● **WHAT THIS TASK INVOLVES**:
The line holding "import * as" is the last one to output; start at the first line of the data, keep every line in between exactly, and leave out pictures.

Figure scripts:
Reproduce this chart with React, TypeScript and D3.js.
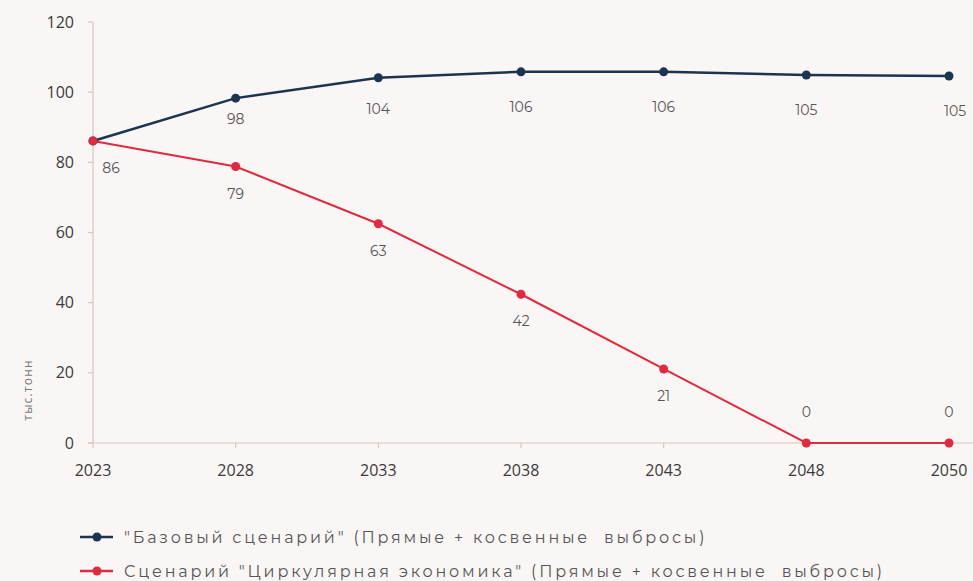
import React from "react";
import * as d3 from "d3";

const years = ["2023", "2028", "2033", "2038", "2043", "2048", "2050"];
const baseValues = [86.1, 98.3, 104.1, 105.8, 105.8, 104.9, 104.6];
const baseLabels = ["86", "98", "104", "106", "106", "105", "105"];
const circValues = [86.1, 78.8, 62.5, 42.4, 21.1, 0, 0];
const circLabels = ["86", "79", "63", "42", "21", "0", "0"];
const yTicks = [0, 20, 40, 60, 80, 100, 120];
const legendNames = [
  "\"Базовый сценарий\" (Прямые + косвенные  выбросы)",
  "Сценарий \"Циркулярная экономика\" (Прямые + косвенные  выбросы)",
];

const W = 973;
const H = 581;
const BLUE = "#1b3550";
const RED = "#e02a3f";
const AXIS = "#dcc3bc";
// vertical offsets of value labels (layout only)
const baseLabelDy = [0, 26, 36, 40, 40, 40, 40];

export default function App() {
  const x = d3.scalePoint<string>().domain(years).range([93, 949]);
  const y = d3.scaleLinear().domain([0, 120]).range([443, 22]);
  const line = d3
    .line<number>()
    .x((_, i) => x(years[i]) as number)
    .y((d) => y(d));

  const labelFont = "Montserrat, 'Open Sans', Lato, sans-serif";

  return (
    <svg
      width={W}
      height={H}
      style={{ position: "absolute", left: 0, top: 0, background: "#faf6f5" }}
      fontFamily="'Open Sans', sans-serif"
    >
      <rect width={W} height={H} fill="#faf6f5" />
      <line x1={93} x2={93} y1={22} y2={443} stroke={AXIS} strokeWidth={1.2} />
      <line x1={88} x2={973} y1={443} y2={443} stroke={AXIS} strokeWidth={1.2} />
      {yTicks.map((t) => (
        <g key={t}>
          <line x1={88} x2={93} y1={y(t)} y2={y(t)} stroke={AXIS} strokeWidth={1.2} />
          <text x={74} y={y(t)} dy="0.35em" textAnchor="end" fontSize={16} fill="#3a3a3a">
            {t}
          </text>
        </g>
      ))}
      {years.map((yr) => (
        <g key={yr}>
          <line x1={x(yr)} x2={x(yr)} y1={443} y2={448} stroke={AXIS} strokeWidth={1.2} />
          <text x={x(yr)} y={470} dy="0.35em" textAnchor="middle" fontSize={16} fill="#3a3a3a">
            {yr}
          </text>
        </g>
      ))}
      <text
        transform="translate(32,390) rotate(-90)"
        textAnchor="middle"
        fontSize={12}
        fill="#777"
        letterSpacing={1.2}
      >
        тыс.тонн
      </text>

      <path d={line(circValues) || ""} fill="none" stroke={RED} strokeWidth={2} />
      <path d={line(baseValues) || ""} fill="none" stroke={BLUE} strokeWidth={2.5} />
      {baseValues.map((v, i) => (
        <circle key={"b" + i} cx={x(years[i])} cy={y(v)} r={4.5} fill={BLUE} />
      ))}
      {circValues.map((v, i) => (
        <circle key={"c" + i} cx={x(years[i])} cy={y(v)} r={4.5} fill={RED} />
      ))}

      {baseValues.map((v, i) =>
        i === 0 ? null : (
          <text
            key={"bl" + i}
            x={(x(years[i]) as number) + (i === 6 ? 6 : 0)}
            y={y(v) + baseLabelDy[i]}
            textAnchor="middle"
            fontSize={14}
            fill="#555"
            fontFamily={labelFont}
          >
            {baseLabels[i]}
          </text>
        )
      )}
      {circValues.map((v, i) => (
        <text
          key={"cl" + i}
          x={(x(years[i]) as number) + (i === 0 ? 18 : 0)}
          y={v === 0 ? y(v) - 26 : y(v) + 32}
          textAnchor="middle"
          fontSize={14}
          fill="#555"
          fontFamily={labelFont}
        >
          {circLabels[i]}
        </text>
      ))}

      {legendNames.map((name, i) => {
        const cy = 537 + i * 34;
        const c = i === 0 ? BLUE : RED;
        return (
          <g key={name}>
            <line x1={80} x2={113} y1={cy} y2={cy} stroke={c} strokeWidth={2.5} />
            <circle cx={97} cy={cy} r={4.5} fill={c} />
            <text
              x={124}
              y={cy}
              dy="0.35em"
              fontSize={16}
              fill="#555"
              letterSpacing={2.8}
              fontFamily={labelFont}
              style={{ whiteSpace: "pre" }}
            >
              {name}
            </text>
          </g>
        );
      })}
    </svg>
  );
}
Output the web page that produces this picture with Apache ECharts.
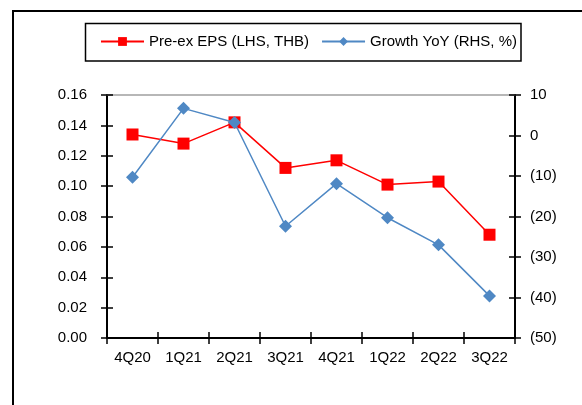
<!DOCTYPE html>
<html><head><meta charset="utf-8">
<script src="https://cdn.jsdelivr.net/npm/echarts@6/dist/echarts.min.js"></script>
<style>html,body{margin:0;padding:0;background:#fff}#c{width:582px;height:405px}</style>
</head><body><div id="c"></div>
<script>
const categories = ['4Q20','1Q21','2Q21','3Q21','4Q21','1Q22','2Q22','3Q22'];
const epsValues = [0.134, 0.128, 0.142, 0.112, 0.117, 0.101, 0.103, 0.068];
const growthValues = [-10.3, 6.7, 3.2, -22.4, -11.9, -20.3, -27.0, -39.6];
const seriesNames = ['Pre-ex EPS (LHS, THB)', 'Growth YoY (RHS, %)'];

const font = 'Liberation Sans, Arial, sans-serif';
const tickStyle = {color: '#000', width: 1.5};
const axisLineStyle = {show: true, onZero: false, lineStyle: {color: '#000', width: 2}};
const chart = echarts.init(document.getElementById('c'));
chart.setOption({
  animation: false,
  textStyle: {fontFamily: font, color: '#000'},
  graphic: [
    {type: 'rect', shape: {x: 13, y: 11, width: 700, height: 600}, style: {fill: 'none', stroke: '#000', lineWidth: 2}, silent: true},
    {type: 'rect', shape: {x: 85.5, y: 23.5, width: 435.5, height: 37.5}, style: {fill: 'none', stroke: '#000', lineWidth: 1.5}, silent: true}
  ],
  legend: {
    left: 100, top: 34, padding: 0, itemWidth: 43, itemHeight: 11, itemGap: 12,
    textStyle: {fontSize: 15, fontFamily: font, color: '#000', padding: [0,0,0,0]},
    data: seriesNames
  },
  grid: {left: 107, right: 67, top: 95, bottom: 67, containLabel: false},
  xAxis: [
    {type: 'category', data: categories, boundaryGap: true,
     axisLine: axisLineStyle,
     axisTick: {show: true, length: 6, lineStyle: tickStyle},
     axisLabel: {fontSize: 15, color: '#000', margin: 12, fontFamily: font},
     splitLine: {show: false}},
    {type: 'category', data: categories, position: 'bottom', boundaryGap: true,
     axisLine: {show: false, onZero: false}, axisTick: {show: true, inside: true, length: 6, lineStyle: tickStyle},
     axisLabel: {show: false}},
    {type: 'category', data: categories, position: 'top',
     axisLine: {show: true, onZero: false, lineStyle: {color: '#a0a0a0', width: 1.5}}, axisTick: {show: false}, axisLabel: {show: false}}
  ],
  yAxis: [
    {type: 'value', min: 0, max: 0.16, interval: 0.02, position: 'left',
     axisLine: axisLineStyle,
     axisTick: {show: true, length: 6, lineStyle: tickStyle},
     axisLabel: {fontSize: 15, color: '#000', margin: 20, fontFamily: font, formatter: v => v.toFixed(2)},
     splitLine: {show: false}},
    {type: 'value', min: -50, max: 10, interval: 10, position: 'right',
     axisLine: axisLineStyle,
     axisTick: {show: true, length: 6, lineStyle: tickStyle},
     axisLabel: {fontSize: 15, color: '#000', margin: 15, fontFamily: font, formatter: v => v < 0 ? '(' + Math.abs(v) + ')' : String(v)},
     splitLine: {show: false}},
    {type: 'value', min: 0, max: 0.16, interval: 0.02, position: 'left',
     axisLine: {show: false, onZero: false}, axisTick: {show: true, inside: true, length: 6, lineStyle: tickStyle},
     axisLabel: {show: false}, splitLine: {show: false}},
    {type: 'value', min: -50, max: 10, interval: 10, position: 'right',
     axisLine: {show: false, onZero: false}, axisTick: {show: true, inside: true, length: 6, lineStyle: tickStyle},
     axisLabel: {show: false}, splitLine: {show: false}}
  ],
  series: [
    {name: seriesNames[0], type: 'line', data: epsValues, xAxisIndex: 0, yAxisIndex: 0,
     symbol: 'rect', symbolSize: 12, color: '#ff0000',
     lineStyle: {color: '#ff0000', width: 1.5}, itemStyle: {color: '#ff0000'}, z: 3},
    {name: seriesNames[1], type: 'line', data: growthValues, xAxisIndex: 0, yAxisIndex: 1,
     symbol: 'diamond', symbolSize: 13, color: '#4f88c4',
     lineStyle: {color: '#4f88c4', width: 1.5}, itemStyle: {color: '#4f88c4'}, z: 4}
  ]
});
</script></body></html>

● **THE ANSWER**:
Reproduce this chart with React, TypeScript and D3.js.
import React from "react";
import * as d3 from "d3";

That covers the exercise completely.